> Given exercise
Transcribe the records below exactly, from their first line through the line containing "const yTicks = [0, 2, 4, 6, 8, 10, 12];". Omit every line after it.

> Dataset records

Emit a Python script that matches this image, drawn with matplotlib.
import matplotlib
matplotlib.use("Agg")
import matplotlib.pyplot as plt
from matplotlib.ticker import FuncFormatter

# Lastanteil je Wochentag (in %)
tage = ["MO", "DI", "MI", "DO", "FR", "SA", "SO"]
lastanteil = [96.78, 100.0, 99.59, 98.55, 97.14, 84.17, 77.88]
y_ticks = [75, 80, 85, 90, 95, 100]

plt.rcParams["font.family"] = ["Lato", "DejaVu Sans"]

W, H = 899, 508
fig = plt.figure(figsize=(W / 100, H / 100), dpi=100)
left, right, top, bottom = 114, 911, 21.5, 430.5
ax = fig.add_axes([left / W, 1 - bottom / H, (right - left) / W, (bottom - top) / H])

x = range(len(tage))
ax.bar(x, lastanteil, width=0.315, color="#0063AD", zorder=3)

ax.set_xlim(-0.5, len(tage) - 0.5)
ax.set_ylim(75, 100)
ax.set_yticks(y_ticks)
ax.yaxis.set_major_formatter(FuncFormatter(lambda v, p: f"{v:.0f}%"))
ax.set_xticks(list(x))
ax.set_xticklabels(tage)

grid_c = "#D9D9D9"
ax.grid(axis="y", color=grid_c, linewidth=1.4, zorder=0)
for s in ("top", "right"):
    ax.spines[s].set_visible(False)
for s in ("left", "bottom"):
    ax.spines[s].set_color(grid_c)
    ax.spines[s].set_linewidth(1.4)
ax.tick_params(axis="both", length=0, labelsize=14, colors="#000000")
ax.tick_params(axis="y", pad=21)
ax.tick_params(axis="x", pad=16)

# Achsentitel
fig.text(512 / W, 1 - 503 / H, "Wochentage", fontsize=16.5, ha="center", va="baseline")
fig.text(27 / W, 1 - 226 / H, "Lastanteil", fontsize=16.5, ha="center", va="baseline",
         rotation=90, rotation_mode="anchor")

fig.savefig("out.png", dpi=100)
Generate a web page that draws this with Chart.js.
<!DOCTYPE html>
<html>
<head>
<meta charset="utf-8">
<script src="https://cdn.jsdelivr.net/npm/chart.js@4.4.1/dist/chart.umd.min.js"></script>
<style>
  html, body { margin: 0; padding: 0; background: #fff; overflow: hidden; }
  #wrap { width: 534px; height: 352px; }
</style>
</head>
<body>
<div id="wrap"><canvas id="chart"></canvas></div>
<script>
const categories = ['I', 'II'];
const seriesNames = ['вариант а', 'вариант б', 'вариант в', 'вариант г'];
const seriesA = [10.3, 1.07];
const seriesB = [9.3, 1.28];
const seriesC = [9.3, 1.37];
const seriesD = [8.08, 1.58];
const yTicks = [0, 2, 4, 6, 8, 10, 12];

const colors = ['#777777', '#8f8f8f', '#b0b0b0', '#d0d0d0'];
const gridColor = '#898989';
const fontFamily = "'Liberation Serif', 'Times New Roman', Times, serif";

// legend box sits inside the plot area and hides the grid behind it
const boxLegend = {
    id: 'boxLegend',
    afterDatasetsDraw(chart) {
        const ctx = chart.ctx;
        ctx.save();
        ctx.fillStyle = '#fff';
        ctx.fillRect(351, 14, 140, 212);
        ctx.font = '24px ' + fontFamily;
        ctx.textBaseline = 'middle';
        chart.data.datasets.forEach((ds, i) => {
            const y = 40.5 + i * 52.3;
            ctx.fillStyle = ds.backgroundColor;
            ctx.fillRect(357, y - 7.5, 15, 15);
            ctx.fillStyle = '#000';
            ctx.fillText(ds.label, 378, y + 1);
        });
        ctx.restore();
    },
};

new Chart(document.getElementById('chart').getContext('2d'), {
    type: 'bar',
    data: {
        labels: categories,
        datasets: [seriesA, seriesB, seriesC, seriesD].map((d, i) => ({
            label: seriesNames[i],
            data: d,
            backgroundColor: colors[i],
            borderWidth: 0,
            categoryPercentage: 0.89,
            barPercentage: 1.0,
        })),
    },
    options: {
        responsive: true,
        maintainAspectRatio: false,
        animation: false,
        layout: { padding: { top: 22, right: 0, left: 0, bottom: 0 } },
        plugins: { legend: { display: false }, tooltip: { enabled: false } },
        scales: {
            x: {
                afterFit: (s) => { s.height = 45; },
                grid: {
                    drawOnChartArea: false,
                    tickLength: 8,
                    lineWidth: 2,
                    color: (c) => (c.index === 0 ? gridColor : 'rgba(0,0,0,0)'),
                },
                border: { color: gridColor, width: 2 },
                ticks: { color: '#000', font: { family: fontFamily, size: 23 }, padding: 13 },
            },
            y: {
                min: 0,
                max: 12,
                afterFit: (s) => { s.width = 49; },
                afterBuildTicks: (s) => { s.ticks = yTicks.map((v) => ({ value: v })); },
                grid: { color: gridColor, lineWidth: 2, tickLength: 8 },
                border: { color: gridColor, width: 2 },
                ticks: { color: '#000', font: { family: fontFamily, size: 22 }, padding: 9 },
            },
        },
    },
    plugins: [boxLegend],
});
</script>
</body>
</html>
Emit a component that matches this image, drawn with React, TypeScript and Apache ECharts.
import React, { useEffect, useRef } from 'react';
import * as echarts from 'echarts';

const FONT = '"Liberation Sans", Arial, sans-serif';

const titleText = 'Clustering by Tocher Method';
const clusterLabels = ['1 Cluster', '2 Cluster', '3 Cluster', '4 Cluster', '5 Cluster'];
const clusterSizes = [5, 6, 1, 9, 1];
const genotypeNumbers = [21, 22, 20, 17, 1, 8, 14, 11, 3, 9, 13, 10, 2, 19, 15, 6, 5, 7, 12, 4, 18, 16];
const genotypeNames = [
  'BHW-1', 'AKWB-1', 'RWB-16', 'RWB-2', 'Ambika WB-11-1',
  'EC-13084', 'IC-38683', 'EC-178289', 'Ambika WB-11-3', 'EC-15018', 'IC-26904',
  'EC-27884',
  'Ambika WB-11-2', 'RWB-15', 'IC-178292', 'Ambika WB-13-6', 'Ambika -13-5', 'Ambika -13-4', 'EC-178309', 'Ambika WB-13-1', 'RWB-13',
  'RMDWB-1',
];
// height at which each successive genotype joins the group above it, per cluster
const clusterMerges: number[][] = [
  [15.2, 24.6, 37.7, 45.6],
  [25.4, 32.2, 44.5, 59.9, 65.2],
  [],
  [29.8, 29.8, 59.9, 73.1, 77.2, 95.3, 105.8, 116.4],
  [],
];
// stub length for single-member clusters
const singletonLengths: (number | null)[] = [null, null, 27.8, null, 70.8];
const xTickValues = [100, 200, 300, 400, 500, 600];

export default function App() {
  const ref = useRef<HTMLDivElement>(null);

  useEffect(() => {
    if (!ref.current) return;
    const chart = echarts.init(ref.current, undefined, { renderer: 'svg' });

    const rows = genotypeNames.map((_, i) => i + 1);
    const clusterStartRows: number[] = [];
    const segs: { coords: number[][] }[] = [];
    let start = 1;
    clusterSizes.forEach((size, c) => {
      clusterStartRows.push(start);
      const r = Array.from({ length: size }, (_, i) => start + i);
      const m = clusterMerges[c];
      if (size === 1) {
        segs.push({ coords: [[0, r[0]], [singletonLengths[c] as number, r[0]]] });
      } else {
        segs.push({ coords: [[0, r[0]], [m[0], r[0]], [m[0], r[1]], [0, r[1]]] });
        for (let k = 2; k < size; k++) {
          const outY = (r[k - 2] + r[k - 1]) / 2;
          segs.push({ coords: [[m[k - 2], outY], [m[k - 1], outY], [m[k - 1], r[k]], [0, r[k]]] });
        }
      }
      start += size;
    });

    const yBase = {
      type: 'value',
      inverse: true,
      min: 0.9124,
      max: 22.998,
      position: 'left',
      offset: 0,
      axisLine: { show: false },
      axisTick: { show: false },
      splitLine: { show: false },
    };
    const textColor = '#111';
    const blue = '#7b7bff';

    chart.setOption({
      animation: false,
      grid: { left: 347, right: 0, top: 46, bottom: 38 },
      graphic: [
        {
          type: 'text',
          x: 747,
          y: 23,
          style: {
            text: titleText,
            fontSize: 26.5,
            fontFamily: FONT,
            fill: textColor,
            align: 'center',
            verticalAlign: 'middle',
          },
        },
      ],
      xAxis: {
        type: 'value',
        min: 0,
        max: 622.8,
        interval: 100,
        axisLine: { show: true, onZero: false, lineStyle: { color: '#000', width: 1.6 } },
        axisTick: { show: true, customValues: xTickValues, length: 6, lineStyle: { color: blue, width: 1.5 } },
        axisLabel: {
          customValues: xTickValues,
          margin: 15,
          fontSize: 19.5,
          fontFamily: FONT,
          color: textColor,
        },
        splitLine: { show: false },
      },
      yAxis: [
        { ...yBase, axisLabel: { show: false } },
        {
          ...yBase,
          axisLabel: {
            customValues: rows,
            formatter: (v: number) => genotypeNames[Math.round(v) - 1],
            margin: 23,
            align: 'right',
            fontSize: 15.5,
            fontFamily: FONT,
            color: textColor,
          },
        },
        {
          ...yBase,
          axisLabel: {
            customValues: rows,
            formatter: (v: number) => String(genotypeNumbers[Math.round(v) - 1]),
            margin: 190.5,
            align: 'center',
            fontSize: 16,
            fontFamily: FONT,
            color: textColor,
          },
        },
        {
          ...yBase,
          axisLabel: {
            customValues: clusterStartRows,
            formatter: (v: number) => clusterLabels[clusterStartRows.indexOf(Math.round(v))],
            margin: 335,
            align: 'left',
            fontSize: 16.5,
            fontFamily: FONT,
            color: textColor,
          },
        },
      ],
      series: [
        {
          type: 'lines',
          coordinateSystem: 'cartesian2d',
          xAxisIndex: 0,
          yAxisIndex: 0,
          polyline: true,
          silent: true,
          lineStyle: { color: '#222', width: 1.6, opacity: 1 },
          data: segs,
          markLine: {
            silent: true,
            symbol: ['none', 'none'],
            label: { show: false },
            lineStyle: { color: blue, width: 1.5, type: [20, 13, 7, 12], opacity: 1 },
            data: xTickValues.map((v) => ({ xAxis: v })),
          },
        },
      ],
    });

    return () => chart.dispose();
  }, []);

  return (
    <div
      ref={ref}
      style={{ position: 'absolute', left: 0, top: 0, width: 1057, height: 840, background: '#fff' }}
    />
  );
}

> The completed task
Emit a Python script that matches this image, drawn with matplotlib.
import matplotlib
matplotlib.use("Agg")
import matplotlib.pyplot as plt
from matplotlib.ticker import FuncFormatter

# Lastanteil je Wochentag (in %)
tage = ["MO", "DI", "MI", "DO", "FR", "SA", "SO"]
lastanteil = [96.78, 100.0, 99.59, 98.55, 97.14, 84.17, 77.88]
y_ticks = [75, 80, 85, 90, 95, 100]

plt.rcParams["font.family"] = ["Lato", "DejaVu Sans"]

W, H = 899, 508
fig = plt.figure(figsize=(W / 100, H / 100), dpi=100)
left, right, top, bottom = 114, 911, 21.5, 430.5
ax = fig.add_axes([left / W, 1 - bottom / H, (right - left) / W, (bottom - top) / H])

x = range(len(tage))
ax.bar(x, lastanteil, width=0.315, color="#0063AD", zorder=3)

ax.set_xlim(-0.5, len(tage) - 0.5)
ax.set_ylim(75, 100)
ax.set_yticks(y_ticks)
ax.yaxis.set_major_formatter(FuncFormatter(lambda v, p: f"{v:.0f}%"))
ax.set_xticks(list(x))
ax.set_xticklabels(tage)

grid_c = "#D9D9D9"
ax.grid(axis="y", color=grid_c, linewidth=1.4, zorder=0)
for s in ("top", "right"):
    ax.spines[s].set_visible(False)
for s in ("left", "bottom"):
    ax.spines[s].set_color(grid_c)
    ax.spines[s].set_linewidth(1.4)
ax.tick_params(axis="both", length=0, labelsize=14, colors="#000000")
ax.tick_params(axis="y", pad=21)
ax.tick_params(axis="x", pad=16)

# Achsentitel
fig.text(512 / W, 1 - 503 / H, "Wochentage", fontsize=16.5, ha="center", va="baseline")
fig.text(27 / W, 1 - 226 / H, "Lastanteil", fontsize=16.5, ha="center", va="baseline",
         rotation=90, rotation_mode="anchor")

fig.savefig("out.png", dpi=100)
Generate a web page that draws this with Chart.js.
<!DOCTYPE html>
<html>
<head>
<meta charset="utf-8">
<script src="https://cdn.jsdelivr.net/npm/chart.js@4.4.1/dist/chart.umd.min.js"></script>
<style>
  html, body { margin: 0; padding: 0; background: #fff; overflow: hidden; }
  #wrap { width: 534px; height: 352px; }
</style>
</head>
<body>
<div id="wrap"><canvas id="chart"></canvas></div>
<script>
const categories = ['I', 'II'];
const seriesNames = ['вариант а', 'вариант б', 'вариант в', 'вариант г'];
const seriesA = [10.3, 1.07];
const seriesB = [9.3, 1.28];
const seriesC = [9.3, 1.37];
const seriesD = [8.08, 1.58];
const yTicks = [0, 2, 4, 6, 8, 10, 12];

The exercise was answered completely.